>> START Supplied information

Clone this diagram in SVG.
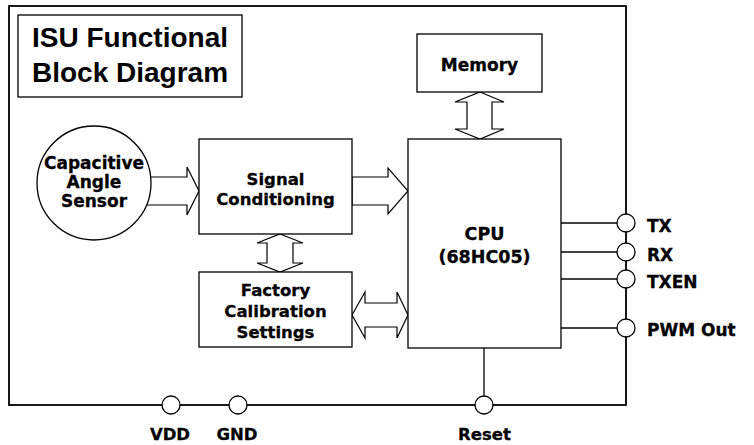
<svg xmlns="http://www.w3.org/2000/svg" width="754" height="445" viewBox="0 0 754 445">
<style>
.box{fill:#fff;stroke:#000;stroke-width:1.3}
.arr{fill:#fff;stroke:#000;stroke-width:1.2;stroke-linejoin:miter}
.ln{stroke:#000;stroke-width:1.3;fill:none}
.pin{fill:#fff;stroke:#000;stroke-width:1.3}
.t{font-family:"DejaVu Sans",Verdana,sans-serif;font-weight:bold;font-size:16.5px;text-anchor:middle;fill:#000;stroke:#000;stroke-width:0.3}
.pl{font-family:"DejaVu Sans",Verdana,sans-serif;font-weight:bold;font-size:17px;fill:#000;stroke:#000;stroke-width:0.3}
.title{font-family:"Liberation Sans",Arial,sans-serif;font-weight:bold;font-size:28px;text-anchor:middle;fill:#000}
</style>
<rect width="754" height="445" fill="#fff"/>
<g id="border"><rect x="9" y="6" width="617" height="399" fill="none" stroke="#000" stroke-width="1.8"/></g>
<g id="title"><rect x="18" y="15" width="224" height="82" class="box"/>
<text class="title" x="130" y="47">ISU Functional</text>
<text class="title" x="130" y="82">Block Diagram</text></g>
<g id="connectors">
<polygon class="arr" points="145,177 187,177 187,167 199,191 187,215 187,205 145,205"/>
<polygon class="arr" points="352,177 388,177 388,168 408,191 388,214 388,205 352,205"/>
<polygon class="arr" points="480,92 504,102 492,102 492,129 504,129 480,139 455,129 467,129 467,102 455,102"/>
<polygon class="arr" points="280,234 303,243 293,243 293,263 303,263 280,272 257,263 267,263 267,243 257,243"/>
<polygon class="arr" points="352,315 365,292 365,303 397,303 397,292 408,315 397,338 397,327 365,327 365,338"/>
<line class="ln" x1="561" y1="223" x2="626" y2="223"/>
<line class="ln" x1="561" y1="252" x2="626" y2="252"/>
<line class="ln" x1="561" y1="279" x2="626" y2="279"/>
<line class="ln" x1="561" y1="328" x2="626" y2="328"/>
<line class="ln" x1="484" y1="348" x2="484" y2="405"/>
</g>
<g id="sensor"><circle cx="94" cy="183" r="57" class="box"/>
<text class="t" x="94" y="169" style="font-size:17px">Capacitive</text>
<text class="t" x="94" y="188" style="font-size:17px">Angle</text>
<text class="t" x="94" y="207" style="font-size:17px">Sensor</text></g>
<g id="signal"><rect x="199" y="139" width="153" height="95" class="box"/>
<text class="t" x="275.5" y="185">Signal</text>
<text class="t" x="275.5" y="205">Conditioning</text></g>
<g id="factory"><rect x="199" y="272" width="153" height="75" class="box"/>
<text class="t" x="275.5" y="296">Factory</text>
<text class="t" x="275.5" y="317">Calibration</text>
<text class="t" x="275.5" y="338">Settings</text></g>
<g id="memory"><rect x="417" y="34" width="125" height="58" class="box"/>
<text class="t" x="479.5" y="71" style="font-size:17px">Memory</text></g>
<g id="cpu"><rect x="408" y="139" width="153" height="209" class="box"/>
<text class="t" x="484.5" y="240" style="font-size:17.5px">CPU</text>
<text class="t" x="484.5" y="263" style="font-size:17.5px">(68HC05)</text></g>
<g id="pin-tx"><circle class="pin" cx="626" cy="223" r="9"/><text class="pl" x="647" y="232">TX</text></g>
<g id="pin-rx"><circle class="pin" cx="626" cy="252" r="9"/><text class="pl" x="647" y="261">RX</text></g>
<g id="pin-txen"><circle class="pin" cx="626" cy="279" r="9"/><text class="pl" x="647" y="288">TXEN</text></g>
<g id="pin-pwm"><circle class="pin" cx="626" cy="328" r="9"/><text class="pl" x="647" y="336">PWM Out</text></g>
<g id="pin-vdd"><circle class="pin" cx="171" cy="405" r="9"/><text class="t" x="170" y="440">VDD</text></g>
<g id="pin-gnd"><circle class="pin" cx="238" cy="405" r="9"/><text class="t" x="237" y="440">GND</text></g>
<g id="pin-reset"><circle class="pin" cx="484" cy="405" r="9"/><text class="t" x="484.5" y="440">Reset</text></g>
</svg>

>> END Supplied information

■ Problem to work on ■
Leave the images out and output the remaining material exactly as it stands.

■ Result of this exercise ■
Clone this diagram in SVG.
<svg xmlns="http://www.w3.org/2000/svg" width="754" height="445" viewBox="0 0 754 445">
<style>
.box{fill:#fff;stroke:#000;stroke-width:1.3}
.arr{fill:#fff;stroke:#000;stroke-width:1.2;stroke-linejoin:miter}
.ln{stroke:#000;stroke-width:1.3;fill:none}
.pin{fill:#fff;stroke:#000;stroke-width:1.3}
.t{font-family:"DejaVu Sans",Verdana,sans-serif;font-weight:bold;font-size:16.5px;text-anchor:middle;fill:#000;stroke:#000;stroke-width:0.3}
.pl{font-family:"DejaVu Sans",Verdana,sans-serif;font-weight:bold;font-size:17px;fill:#000;stroke:#000;stroke-width:0.3}
.title{font-family:"Liberation Sans",Arial,sans-serif;font-weight:bold;font-size:28px;text-anchor:middle;fill:#000}
</style>
<rect width="754" height="445" fill="#fff"/>
<g id="border"><rect x="9" y="6" width="617" height="399" fill="none" stroke="#000" stroke-width="1.8"/></g>
<g id="title"><rect x="18" y="15" width="224" height="82" class="box"/>
<text class="title" x="130" y="47">ISU Functional</text>
<text class="title" x="130" y="82">Block Diagram</text></g>
<g id="connectors">
<polygon class="arr" points="145,177 187,177 187,167 199,191 187,215 187,205 145,205"/>
<polygon class="arr" points="352,177 388,177 388,168 408,191 388,214 388,205 352,205"/>
<polygon class="arr" points="480,92 504,102 492,102 492,129 504,129 480,139 455,129 467,129 467,102 455,102"/>
<polygon class="arr" points="280,234 303,243 293,243 293,263 303,263 280,272 257,263 267,263 267,243 257,243"/>
<polygon class="arr" points="352,315 365,292 365,303 397,303 397,292 408,315 397,338 397,327 365,327 365,338"/>
<line class="ln" x1="561" y1="223" x2="626" y2="223"/>
<line class="ln" x1="561" y1="252" x2="626" y2="252"/>
<line class="ln" x1="561" y1="279" x2="626" y2="279"/>
<line class="ln" x1="561" y1="328" x2="626" y2="328"/>
<line class="ln" x1="484" y1="348" x2="484" y2="405"/>
</g>
<g id="sensor"><circle cx="94" cy="183" r="57" class="box"/>
<text class="t" x="94" y="169" style="font-size:17px">Capacitive</text>
<text class="t" x="94" y="188" style="font-size:17px">Angle</text>
<text class="t" x="94" y="207" style="font-size:17px">Sensor</text></g>
<g id="signal"><rect x="199" y="139" width="153" height="95" class="box"/>
<text class="t" x="275.5" y="185">Signal</text>
<text class="t" x="275.5" y="205">Conditioning</text></g>
<g id="factory"><rect x="199" y="272" width="153" height="75" class="box"/>
<text class="t" x="275.5" y="296">Factory</text>
<text class="t" x="275.5" y="317">Calibration</text>
<text class="t" x="275.5" y="338">Settings</text></g>
<g id="memory"><rect x="417" y="34" width="125" height="58" class="box"/>
<text class="t" x="479.5" y="71" style="font-size:17px">Memory</text></g>
<g id="cpu"><rect x="408" y="139" width="153" height="209" class="box"/>
<text class="t" x="484.5" y="240" style="font-size:17.5px">CPU</text>
<text class="t" x="484.5" y="263" style="font-size:17.5px">(68HC05)</text></g>
<g id="pin-tx"><circle class="pin" cx="626" cy="223" r="9"/><text class="pl" x="647" y="232">TX</text></g>
<g id="pin-rx"><circle class="pin" cx="626" cy="252" r="9"/><text class="pl" x="647" y="261">RX</text></g>
<g id="pin-txen"><circle class="pin" cx="626" cy="279" r="9"/><text class="pl" x="647" y="288">TXEN</text></g>
<g id="pin-pwm"><circle class="pin" cx="626" cy="328" r="9"/><text class="pl" x="647" y="336">PWM Out</text></g>
<g id="pin-vdd"><circle class="pin" cx="171" cy="405" r="9"/><text class="t" x="170" y="440">VDD</text></g>
<g id="pin-gnd"><circle class="pin" cx="238" cy="405" r="9"/><text class="t" x="237" y="440">GND</text></g>
<g id="pin-reset"><circle class="pin" cx="484" cy="405" r="9"/><text class="t" x="484.5" y="440">Reset</text></g>
</svg>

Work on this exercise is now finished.